Título: Nossa miséria e a de nossos ancestrais
Autor: Reinach, Fernando
Fonte: O Estado de São Paulo, 03/05/2007, Vida&, p. A19

¿Estamos andando para trás.¿ Assim descrevemos o aumento da distância que separa o Brasil dos países desenvolvidos. A cidade de Kindu, no Congo, andou para trás. Hoje seus habitantes vivem sem eletricidade e o comércio é feito em lombo de burro desde que estradas foram tomadas pela floresta. As condições de vida estão entre as piores do mundo. Há 50 anos, Kindu era ligada ao resto do Congo por rodovias e chegou a ter cinema.

Será possível comparar a vida nas regiões mais miseráveis do planeta com as condições enfrentadas na Pré-História ou na Idade Média? Apesar de ser difícil medir sofrimento ou conforto em diferentes épocas e geografias, uma metodologia usada pelos ecologistas pode ajudar. Em ambiente favorável, espécies tendem a crescer rapidamente.

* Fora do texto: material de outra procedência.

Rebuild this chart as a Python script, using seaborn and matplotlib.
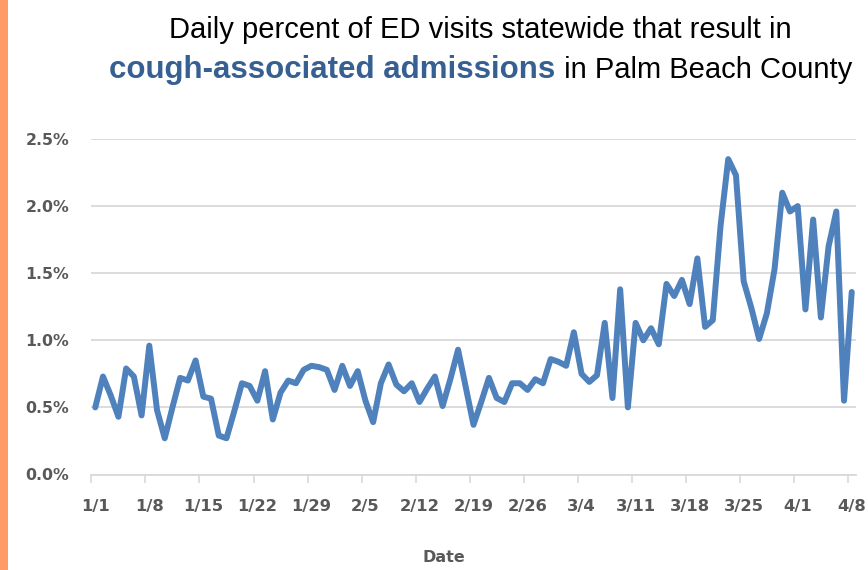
import numpy as np
import pandas as pd
import matplotlib
matplotlib.use("Agg")
import matplotlib.pyplot as plt
from matplotlib.patches import Rectangle
import seaborn as sns

# ---------------- data ----------------
start_date = "2020-01-01"
pct_values = [
    0.50, 0.73, 0.59, 0.43, 0.79, 0.73, 0.44, 0.96, 0.48, 0.27,
    0.50, 0.72, 0.70, 0.85, 0.58, 0.565, 0.29, 0.27, 0.47, 0.68,
    0.66, 0.55, 0.77, 0.41, 0.61, 0.70, 0.68, 0.78, 0.81, 0.80,
    0.78, 0.63, 0.81, 0.66, 0.77, 0.55, 0.39, 0.68, 0.82, 0.67,
    0.62, 0.68, 0.54, 0.64, 0.73, 0.51, 0.71, 0.93, 0.65, 0.37,
    0.54, 0.72, 0.57, 0.54, 0.68, 0.68, 0.63, 0.71, 0.68, 0.86,
    0.84, 0.81, 1.06, 0.75, 0.69, 0.74, 1.13, 0.57, 1.38, 0.50,
    1.13, 1.00, 1.09, 0.97, 1.42, 1.33, 1.45, 1.27, 1.61, 1.10,
    1.15, 1.85, 2.35, 2.23, 1.44, 1.24, 1.01, 1.20, 1.53, 2.10,
    1.96, 2.00, 1.23, 1.90, 1.17, 1.70, 1.96, 0.55, 1.36,
]
tick_labels = ["1/1", "1/8", "1/15", "1/22", "1/29", "2/5", "2/12", "2/19",
               "2/26", "3/4", "3/11", "3/18", "3/25", "4/1", "4/8"]
y_ticks = [0.0, 0.5, 1.0, 1.5, 2.0, 2.5]
title_line1 = "Daily percent of ED visits statewide that result in"
title_bold = "cough-associated admissions"
title_rest = " in Palm Beach County"
x_label = "Date"

dates = pd.date_range(start_date, periods=len(pct_values), freq="D")
df = pd.DataFrame({"Date": dates, "Percent": pct_values})
tick_dates = pd.to_datetime(["2020/" + t for t in tick_labels])

# ---------------- style ----------------
sns.set_theme(style="white")
plt.rcParams["font.family"] = ["Liberation Sans", "DejaVu Sans"]

W, H = 868, 570
fig = plt.figure(figsize=(W / 100, H / 100), dpi=100)
fig.patch.set_facecolor("white")

ax = fig.add_axes([91.4 / W, 1 - 474.5 / H, (855.6 - 91.4) / W, (474.5 - 139) / H])
ax.set_facecolor("white")

sns.lineplot(data=df, x="Date", y="Percent", ax=ax, color="#4F81BD",
             linewidth=4.3, solid_joinstyle="round", solid_capstyle="round",
             zorder=3)

half = pd.Timedelta(hours=12)
ax.set_xlim(dates[0] - half, dates[-1] + half)
ax.set_ylim(0, 2.5)

ax.set_xticks(tick_dates)
ax.set_xticklabels(tick_labels)
ax.set_xticks(tick_dates - half, minor=True)
ax.set_yticks(y_ticks)
ax.set_yticklabels([f"{v:.1f}%" for v in y_ticks])

for lab in ax.get_yticklabels():
    lab.set_fontfamily("DejaVu Sans")
    lab.set_fontweight("bold")
    lab.set_fontsize(11.3)
    lab.set_color("#595959")
for lab in ax.get_xticklabels():
    lab.set_fontfamily("DejaVu Sans")
    lab.set_fontweight("bold")
    lab.set_fontsize(11.8)
    lab.set_color("#595959")

ax.tick_params(axis="x", which="major", length=0, pad=18)
ax.tick_params(axis="x", which="minor", length=6, width=1.2, color="#D9D9D9",
               bottom=True)
ax.tick_params(axis="y", length=0, pad=16)

ax.yaxis.grid(True, color="#D9D9D9", linewidth=1.3)
ax.xaxis.grid(False)
for s in ["top", "left", "right"]:
    ax.spines[s].set_visible(False)
ax.spines["bottom"].set_color("#D9D9D9")
ax.spines["bottom"].set_linewidth(1.3)
ax.set_xlabel("")
ax.set_ylabel("")

fig.text(444 / W, 1 - 557 / H, x_label, ha="center", va="center",
         fontfamily="DejaVu Sans", fontweight="bold", fontsize=11.5,
         color="#595959")

# orange side bar
fig.patches.append(Rectangle((0, 0), 8 / W, 1, transform=fig.transFigure,
                             facecolor="#FF9B66", edgecolor="none"))

# title
fig.text(480.5 / W, 1 - 38 / H, title_line1, ha="center", va="baseline",
         fontsize=21, color="black")
fig.canvas.draw()
r = fig.canvas.get_renderer()
tb = fig.text(0, 0, title_bold, fontsize=22.5, fontweight="bold",
              color="#376092", va="baseline", ha="left")
tr = fig.text(0, 0, title_rest, fontsize=21, color="black",
              va="baseline", ha="left")
wb = tb.get_window_extent(r).width
wr = tr.get_window_extent(r).width
x0 = 480.5 - (wb + wr) / 2
tb.set_position((x0 / W, 1 - 78 / H))
tr.set_position(((x0 + wb) / W, 1 - 78 / H))

fig.savefig("out.png", dpi=100, facecolor="white")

O simples fato de uma população crescer indica que as condições são favoráveis. É o caso dos ratos nas grandes cidades. Apesar de aparentemente a floresta ser um ambiente mais agradável, acharam situação mais favorável nos esgotos.

Quando o ambiente se torna menos propício, a taxa de crescimento cai e a população se estabiliza. Quando se torna realmente inóspito, o número de indivíduos tende a diminuir até que a espécie caminhe para a extinção.

Se analisarmos as condições de vida desse ponto de vista, é fácil concluir que o ambiente de nossos antepassados era pior que miserável. Os cientistas acreditam que mil anos antes de Cristo o número de seres humanos no planeta não passava de 150 milhões. Foram necessários 2.500 anos para atingirmos 500 milhões de pessoas.

Isso representa uma taxa de crescimento minúscula ao longo desse tempo, o que indica condições duríssimas de vida. O quadro melhorou rapidamente. Em 1850, já éramos 1 bilhão, em 1950, 3 bilhões; hoje, mais de 6 bilhões. O trágico é que, mesmo nas regiões mais pobres, as populações submetidas às piores condições de alimentação e saúde crescem a taxas maiores que as dos nossos antepassados, o que mostra quão resistente é a espécie humana.

Desde a invenção da agricultura, da medicina e dos métodos anticoncepcionais, o homem pode controlar seu crescimento populacional, se liberando da estratégia adotada por todo ser vivo que consiste em se reproduzir o mais rapidamente possível sabendo que grande parte da progênie não sobrevive. O inaceitável é que a liberdade propiciada por esses três conhecimentos não seja disponível para toda a humanidade e que ainda hoje as condições de vida estejam realmente piorando.